I’ve only tried making Jerk Chicken once before, having followed Jamie’s 30 minute meals I was foolishly led to believe you could ‘jerk’ a chicken in 30 minutes and it tastes just as good, but it of course epically failed; it turned out to be more of a timid green, sweet honey parsley dipped chicken- and as a result my confidence was shattered.

However yesterday, my day off, having defrosted 5 chicken thighs the previous night and going through the usual notions in my head of what could be the best possible thing I could do with the thighs, I summoned up the courage to make another go of jerking chicken. Having done some research, I found that I didn’t have most of the core ingredients to make it in the ‘traditional’ way. So the following recipe is loosely based on jerk (hence the use of ‘jerk’ in inverted commas) but dominantly based on what ingredients I had available at the time.  It turned out surprisingly well, albeit it was borderline heat intolerable, but still worth it. For the marinade I used one scotch bonnet and one habanero and I was thinking if I made it one more time would I go for both again? I probably would. But if you don’t like heat as much as I do then it’s probably best to go for one or the other. Habanero is probably my favourite chilli right now, and was genuinely delighted recently to read that they are packed with a wide range of health benefits.

As for the boneless chicken thighs, that’s how I like them. I do bone or off the bone. Some dishes lend themselves to not having to faff with the bone, such as this one. I had some fresh chicken stock that needed to be used hence I cooked the rice in the stock which obviously makes the rice taste really good.

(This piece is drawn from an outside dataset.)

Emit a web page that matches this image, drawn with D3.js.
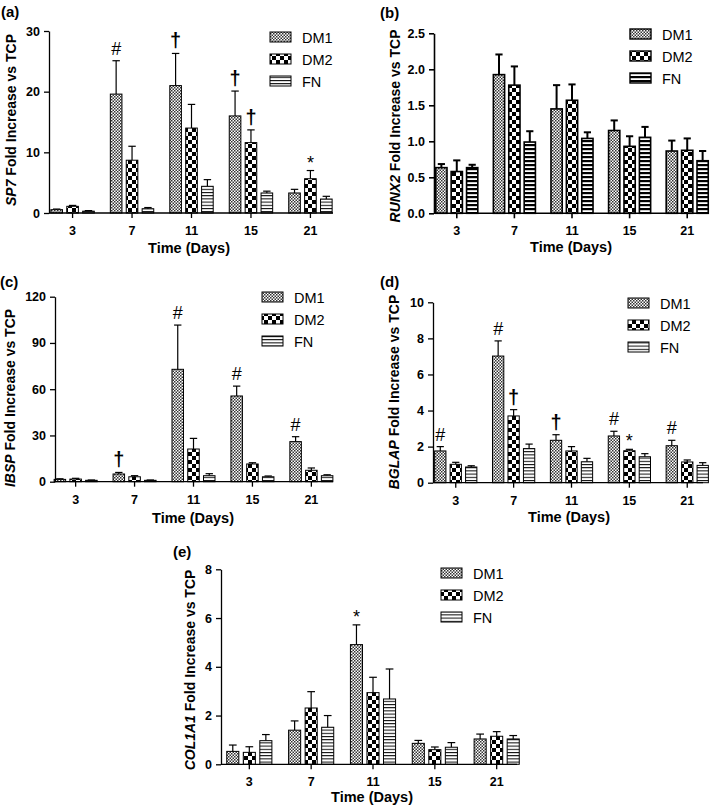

I gave this about five hours marinating time, which seemed ample. But next time I’d try it overnight. The chicken releases lots of juices and marinade back in to the dish and this is absorbed by the sweet potato so this is by no means dry, turned out to be quite a saucy dish, and the smoked bacon acts as an overarching smoky, salty flavour enhancer. Unfortunately I don’t have any photos because I ate it all before I remembered to take the photo so you’ll have to take my word for the fact that it looked and tasted great. A thought just occurred that the chicken could also work really well on its own, barbecued.  Now that will be something to look forward to.

Ingredients (feeds 2-3)

5 boneless chicken thighs, preferably free range
3 rashers smoked bacon
1 sweet potato
White rice (preferably Thai jasmine or basmati)
500mls fresh chicken stock (to cook the rice in)
1 can chick peas (to go in rice)

For the marinade:

1 habanero (rehydrated if dried) and 1 scotch bonnet (or one or the other for less heat)
Glug white wine vinegar
1 tsp cumin
1 tsp five spice
1 tbsp soy sauce
Juice 1 lime
2 spring onions, chopped
1 tsp epazote
1 tsp oregano
1 tsp cayenne pepper
1 tbsp vegetable oil

1.      Combine the marinade ingredients in a food processor until they form a smooth paste

2.      Mix the chicken well in the marinade and leave to marinade in the fridge for as long as possible

3.      Once chicken is marinated, chop the sweet potato into small chunks and par boil for 10 minutes

4.      Pre heat the oven to 190’C

5.      Lay the marinade chicken in a ceramic oven dish, add the par boiled sweet potato to the dish and lay out smoked bacon on top. Put in the oven for 45 minutes  to an hour

6.     Meanwhile cook the rice in chicken stock. When the rice is near completion add the chick peas and let them warm up in the rice

Serve the chicken,  sweet potato juices and bacon over the rice and pea.